Many people are commenting on the decline in civility in public life here and elsewhere. It has coincided with the rise of nationalism and disenchantment with a broader world view, but that does not of itself establish a causal connection between those two events. It is however tempting to speculate whether people who want to withdraw unto themselves may not be so good in dealing with those people that they want to lock out. However that may be, it is unsettling, to put it at its lowest, to hear Republicans complain about a restaurateur declining to serve a senior White House staffer on the basis of what may be called a conscientious objection. Does anyone believe that the President of the United States is a model of civility? And what happened to freedom of speech?
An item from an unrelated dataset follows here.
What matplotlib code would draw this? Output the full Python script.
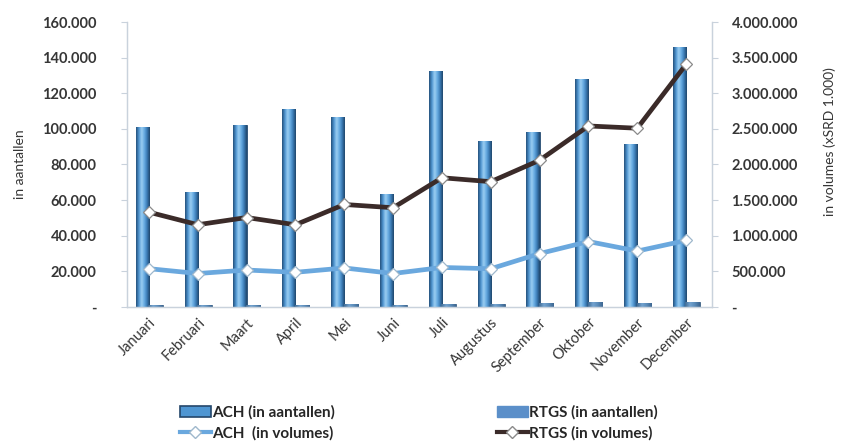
import numpy as np
import matplotlib
matplotlib.use("Agg")
import matplotlib.pyplot as plt
from matplotlib.ticker import FuncFormatter, MultipleLocator
from matplotlib.colors import LinearSegmentedColormap
from matplotlib.lines import Line2D
from matplotlib.patches import Patch

plt.rcParams['font.family'] = ['Lato', 'DejaVu Sans']

months = ["Januari", "Februari", "Maart", "April", "Mei", "Juni", "Juli",
          "Augustus", "September", "Oktober", "November", "December"]

# Number of transactions (left axis)
ach_aantallen = [101000, 64800, 102200, 111300, 106800, 63400, 132400,
                 93100, 98000, 128000, 91700, 145700]
rtgs_aantallen = [1200, 1100, 1300, 1300, 1500, 1400, 1600,
                  1700, 2400, 2600, 2500, 2700]

# Transaction volumes in SRD x 1.000 (right axis)
ach_volumes = [538000, 470000, 519000, 487000, 548000, 470000, 555000,
               537000, 750000, 919000, 785000, 934000]
rtgs_volumes = [1331000, 1155000, 1256000, 1154000, 1439000, 1393000, 1814000,
                1759000, 2060000, 2541000, 2509000, 3406000]

W, H, DPI = 843, 444, 100
fig = plt.figure(figsize=(W / DPI, H / DPI), dpi=DPI)
ax = fig.add_axes([127 / W, 1 - 307 / H, 585 / W, 285 / H])
ax2 = ax.twinx()

x = np.arange(len(months))
bw = 0.27
label_col = "#363636"
spine_col = "#c9d2dc"

# cylinder-like shading for the columns
cyl = LinearSegmentedColormap.from_list(
    "cyl", ["#244f78", "#4c93d0", "#9dcff2", "#67ace2", "#3a7bb5", "#1f4468"])
cyl_flat = LinearSegmentedColormap.from_list(
    "cylflat", ["#3f6b94", "#74a4d0", "#5a8bb9", "#3d6690"])

def shade(bars, cmap):
    grad = np.linspace(0, 1, 64).reshape(1, -1)
    for b in bars:
        x0, y0 = b.get_x(), b.get_y()
        w, h = b.get_width(), b.get_height()
        im = ax.imshow(grad, cmap=cmap, aspect="auto",
                       extent=(x0, x0 + w, y0, y0 + h), zorder=b.get_zorder(),
                       interpolation="bicubic")
        im.set_clip_path(b)

ach_bars = ax.bar(x - bw / 2, ach_aantallen, bw, color="#4f96d2",
                  edgecolor="#24476b", linewidth=0.6, zorder=2)
rtgs_bars = ax.bar(x + bw / 2, rtgs_aantallen, bw * 1.1, color="#5d87b0",
                   edgecolor="#3b5f82", linewidth=0.6, zorder=2)
shade(ach_bars, cyl)
shade(rtgs_bars, cyl_flat)

ax.set_xlim(-0.45, 11.53)
ax.set_ylim(0, 160000)
ax2.set_ylim(0, 4000000)

ax2.plot(x, rtgs_volumes, color="#3b2b29", lw=3.4, marker="D", ms=6.5,
         mfc="white", mec="#8a8a8a", mew=0.9, zorder=4)
ax2.plot(x, ach_volumes, color="#6aa8de", lw=3.4, marker="D", ms=6.5,
         mfc="white", mec="#9fb8cc", mew=0.9, zorder=4)

def dotted(v, pos):
    if v == 0:
        return "-"
    return f"{v:,.0f}".replace(",", ".")

ax.yaxis.set_major_locator(MultipleLocator(20000))
ax2.yaxis.set_major_locator(MultipleLocator(500000))
ax.yaxis.set_major_formatter(FuncFormatter(dotted))
ax2.yaxis.set_major_formatter(FuncFormatter(dotted))

for a in (ax, ax2):
    for s in a.spines.values():
        s.set_color(spine_col)
        s.set_linewidth(0.9)
    a.spines["top"].set_visible(False)

ax.tick_params(axis="y", length=4, width=0.8, color=spine_col, pad=18,
               labelsize=10.5, labelcolor=label_col)
ax2.tick_params(axis="y", length=4, width=0.8, color=spine_col, pad=10,
                labelsize=10.5, labelcolor=label_col)
for t in ax.get_yticklabels() + ax2.get_yticklabels():
    t.set_fontweight("bold")

ax.set_xticks(x)
ax.set_xticklabels(months, rotation=45, ha="right", va="top",
                   rotation_mode="anchor", fontsize=10.5, color=label_col)
ax.tick_params(axis="x", length=0, pad=6)

ax.set_ylabel("in aantallen", fontsize=10, color=label_col)
ax.yaxis.set_label_coords(-0.172, 0.5)
ax2.set_ylabel("in volumes (xSRD 1.000)", fontsize=10, color=label_col)
ax2.yaxis.set_label_coords(1.19, 0.58)

handles = [
    Patch(facecolor="#4f96d2", edgecolor="#24476b", linewidth=1.2),
    Line2D([0], [0], color="#6aa8de", lw=3, marker="D", ms=6,
           mfc="white", mec="#9fb8cc"),
    Patch(facecolor="#5b8fc9", edgecolor="#5b8fc9"),
    Line2D([0], [0], color="#3b2b29", lw=3, marker="D", ms=6,
           mfc="white", mec="#8a8a8a"),
]
labels = ["ACH (in aantallen)", "ACH  (in volumes)",
          "RTGS (in aantallen)", "RTGS (in volumes)"]
leg = fig.legend(handles, labels, ncol=2, loc="center",
                 bbox_to_anchor=(0.497, 0.048), frameon=False,
                 prop={"weight": "bold", "size": 11},
                 handlelength=2.0, handletextpad=0.1, columnspacing=10.6,
                 labelspacing=0.4)
for t in leg.get_texts():
    t.set_color("#262626")

fig.savefig("out.png", dpi=DPI, facecolor="white")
Fringe dwellers test laws. This presidency now reveals another oddity, if not flaw, in the United States constitutional dispensation. They subscribe to the separation of powers. The executive, legislature, and judiciary have separate functions. The legislature makes laws – not the executive or the judiciary. Well, we know that the judiciary makes laws de facto, and this president is fond of issuing edicts, but by and large the separation holds. The U S constitution gives the legislature no power to make laws about abortion. But we see elections of the President (the executive) being contested on his capacity to appoint members of the judiciary who may change the law on abortion by refusing to follow a precedent. That doesn’t look healthy, least of all in a nation that claims to keep separate Church and State.
Speaking on ABC Radio Sydney on Monday evening, Leyonhjelm said there was no need for him to apologise.
‘If she chooses to take offence, that’s her business,’ he said.
‘[The comments] weren’t intended to be offensive … I was discussing the issue of misandry.’
Pressed by host Richard Glover as to why he had attacked Hanson-Young personally, Leyonhjelm said: ‘I don’t accept the premise of your question that I’ve done anything to her.’
He denied he had discussed the Greens senator’s sex life.
‘You’ve got a fertile imagination. All I did was point out she’s got boyfriends,’ he said.
The Guardian, 3 July, 2018.
It’s sad when someone is that thick. But at least he and Rowan Dean and Ross Campbell give insight into why people like them want to be free as matter of law to insult and offend other people.